As a safeguarding measure, a safety interval can be specified. This interval can accommodate technical delays like waiting for a database commit on the application system side. A record with a timestamp falling in this time safety interval will be selected twice from the CDS view. Once with extraction run 1, and once with extraction run 2. The ODP framework stores key data and hashes of all records belonging to the safety interval for finding changed records.
In the extraction run 1, records belonging to the time interval Start timestamp of Extraction run 1 – maxDelayInseconds are stored for later comparison. In the subsequent extraction run 2, records belonging to this time interval are selected again and compared against the formerly saved records/hashes of extraction run 1. Only records with changed hashes belonging to the safety interval will be extracted again to reflect the changes in the target system.
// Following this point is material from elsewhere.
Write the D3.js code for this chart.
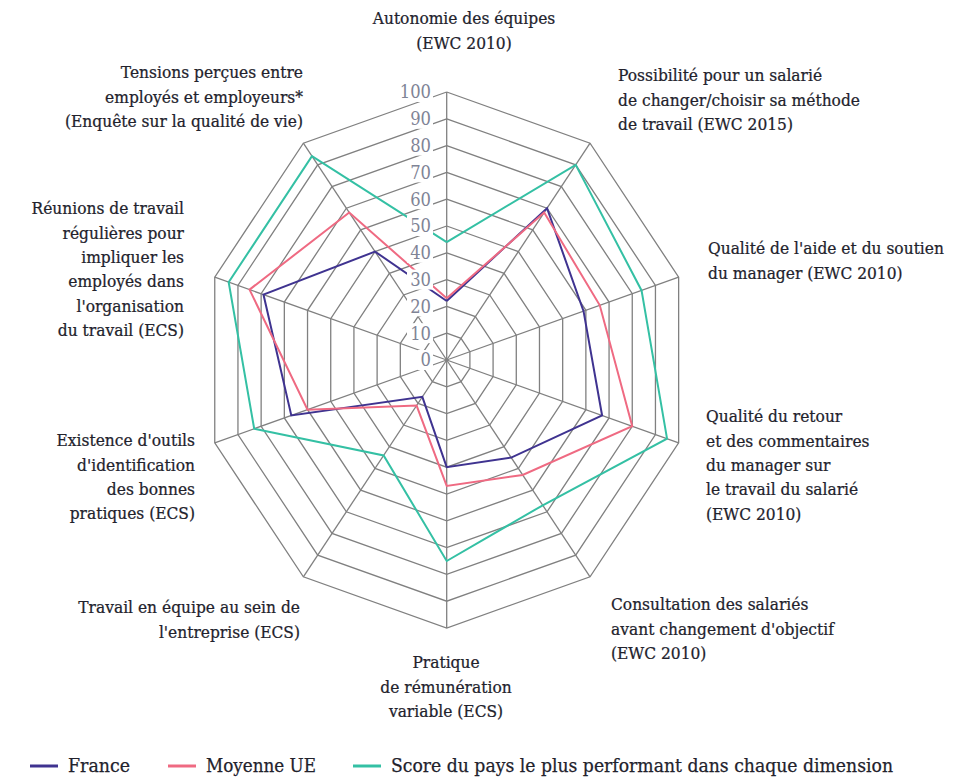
<!DOCTYPE html>
<html>
<head>
<meta charset="utf-8">
<script src="https://cdn.jsdelivr.net/npm/d3@7"></script>
<style>
  body { margin: 0; background: #fff; }
  svg text { font-family: "DejaVu Serif", serif; }
</style>
</head>
<body>
<div id="chart-wrapper"></div>
<script>
// data
var categories = [
    ["Autonomie des équipes", "(EWC 2010)"],
    ["Possibilité pour  un salarié", "de changer/choisir sa méthode", "de travail (EWC 2015)"],
    ["Qualité de l'aide et du soutien", "du manager (EWC 2010)"],
    ["Qualité du retour", "et des commentaires", "du manager sur", "le travail du salarié", "(EWC 2010)"],
    ["Consultation des salariés", "avant changement d'objectif", "(EWC 2010)"],
    ["Pratique", "de rémunération", "variable (ECS)"],
    ["Travail en équipe au sein de", "l'entreprise (ECS)"],
    ["Existence d'outils", "d'identification", "des bonnes", "pratiques (ECS)"],
    ["Réunions de travail", "régulières pour", "impliquer les", "employés dans", "l'organisation", "du travail (ECS)"],
    ["Tensions perçues entre", "employés et employeurs*", "(Enquête sur la qualité de vie)"]
];
var france    = [22, 70, 59, 67, 45, 40, 17, 67, 79, 50];
var moyenneUE = [23, 68, 66, 80, 53, 47, 21, 60, 85, 68];
var meilleur  = [44, 90, 84, 95, 67, 75, 44, 83, 94, 94];
var series_names = ["France", "Moyenne UE", "Score du pays le plus performant dans chaque dimension"];
var tick_values = [0, 10, 20, 30, 40, 50, 60, 70, 80, 90, 100];

// layout
var total_width = 967, total_height = 777;
var cx = 446.7, cy = 360;
var squeeze = 0.91; // the original picture is narrower than it is tall
var colors = ["#3f3390", "#ef6a82", "#34c0a4"];

// where each axis label goes (x, y of first line, anchor)
var label_pos = [
    {x: 464, y: 18, anchor: "middle"},
    {x: 618, y: 75, anchor: "start"},
    {x: 708, y: 248, anchor: "start"},
    {x: 706, y: 416, anchor: "start"},
    {x: 611, y: 604, anchor: "start"},
    {x: 446, y: 662, anchor: "middle"},
    {x: 300, y: 607, anchor: "end"},
    {x: 195, y: 440, anchor: "end"},
    {x: 184, y: 208, anchor: "end"},
    {x: 303, y: 72, anchor: "end"}
];
var line_height = 24.4;

var svg = d3.select('#chart-wrapper').append('svg')
    .attr('width', total_width)
    .attr('height', total_height);

var scale_r = d3.scaleLinear().domain([0, 100]).range([0, 268]);
var scale_a = d3.scaleLinear().domain([0, categories.length]).range([0, 2 * Math.PI]);

var px = function(i, v) { return cx + squeeze * scale_r(v) * Math.sin(scale_a(i)); };
var py = function(i, v) { return cy - scale_r(v) * Math.cos(scale_a(i)); };

var grid = svg.append('g').attr('class', 'grid');
var idx = d3.range(categories.length);

// rings
var ring_line = d3.line()
    .x(function(d) { return px(d.i, d.v); })
    .y(function(d) { return py(d.i, d.v); });
grid.selectAll('path.ring')
    .data(tick_values.slice(1))
    .enter()
  .append('path')
    .attr('class', 'ring')
    .attr('d', function(t) {
        return ring_line(idx.concat([0]).map(function(i) { return {i: i, v: t}; }));
    })
    .attr('fill', 'none')
    .attr('stroke', '#808080')
    .attr('stroke-width', 1.3);

// spokes
grid.selectAll('line.spoke')
    .data(idx)
    .enter()
  .append('line')
    .attr('class', 'spoke')
    .attr('x1', cx).attr('y1', cy)
    .attr('x2', function(i) { return px(i, 100); })
    .attr('y2', function(i) { return py(i, 100); })
    .attr('stroke', '#808080')
    .attr('stroke-width', 1.3);

// series
var all_series = [france, moyenneUE, meilleur];
var series_line = d3.line()
    .x(function(d, i) { return px(i % categories.length, d); })
    .y(function(d, i) { return py(i % categories.length, d); });
svg.append('g').selectAll('path.serie')
    .data(all_series)
    .enter()
  .append('path')
    .attr('class', 'serie')
    .attr('d', function(d) { return series_line(d.concat([d[0]])); })
    .attr('fill', 'none')
    .attr('stroke', function(d, i) { return colors[i]; })
    .attr('stroke-width', 2)
    .attr('stroke-linejoin', 'miter');

// tick labels on the vertical axis, with a white box behind
var tick_g = svg.append('g').selectAll('g')
    .data(tick_values)
    .enter()
  .append('g')
    .attr('transform', function(t) { return 'translate(431,' + py(0, t) + ')'; });
tick_g.append('rect')
    .attr('x', function(t) { return -(String(t).length * 10.5) - 3; })
    .attr('y', -10)
    .attr('width', function(t) { return String(t).length * 10.5 + 5; })
    .attr('height', 20)
    .attr('fill', '#fff');
tick_g.append('text')
    .attr('text-anchor', 'end')
    .attr('dy', '0.36em')
    .attr('transform', 'scale(' + squeeze + ',1)')
    .attr('font-size', 18)
    .attr('fill', '#7f8496')
    .text(function(t) { return t; });

// axis labels
var lab = svg.append('g').selectAll('text')
    .data(categories)
    .enter()
  .append('text')
    .attr('transform', function(d, i) {
        return 'translate(' + label_pos[i].x + ',' + label_pos[i].y + ') scale(' + squeeze + ',1)';
    })
    .attr('text-anchor', function(d, i) { return label_pos[i].anchor; })
    .attr('font-size', 17)
    .attr('fill', '#22222c')
    .attr('stroke', '#22222c')
    .attr('stroke-width', 0.25);
lab.selectAll('tspan')
    .data(function(d) { return d; })
    .enter()
  .append('tspan')
    .attr('x', 0)
    .attr('y', function(d, j) { return j * line_height; })
    .attr('dy', '0.36em')
    .text(function(d) { return d; });

// legend
var legend_x = [30, 168, 353];
var legend_w = [62, 110, 502];
var legend = svg.append('g').selectAll('g')
    .data(series_names)
    .enter()
  .append('g')
    .attr('transform', function(d, i) { return 'translate(' + legend_x[i] + ',766)'; });
legend.append('line')
    .attr('x1', 0).attr('x2', 28)
    .attr('stroke', function(d, i) { return colors[i]; })
    .attr('stroke-width', 3);
legend.append('text')
    .attr('x', 38)
    .attr('dy', '0.36em')
    .attr('font-size', 18)
    .attr('fill', '#22222c')
    .attr('stroke', '#22222c')
    .attr('stroke-width', 0.25)
    .attr('textLength', function(d, i) { return legend_w[i]; })
    .attr('lengthAdjust', 'spacingAndGlyphs')
    .text(function(d) { return d; });
</script>
</body>
</html>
Previously extracted records that have not changed within the safety interval are not extracted again. With the annotations so far, you get newly created records and updates to existing records, but no deletions. The annotation @Analytics.dataExtraction.delta.byElement.detectDeletions enables the view to detect deleted records as part of the generic delta mechanism. When you include this annotation, all record key combinations being extracted are stored in a separate data storage. To identify deletions, all records of this data storage are compared against all records still available in the CDS view during each extraction run. Records that are not available anymore in the view are sent to the consuming clients as deletions.
Note that this concept is only feasible for low-level volumes of data (~ fewer than 1,000,000 data records) and must not be used for high-volume data applications. Hence, this mechanism is applicable for small master data and text extractions. Another annotation is available to reduce the time frame of which records are considered for the deletion comparison. This means you have a trailing limit and only the set of extracted records falling into this time frame are compared against the currently available records in the CDS view.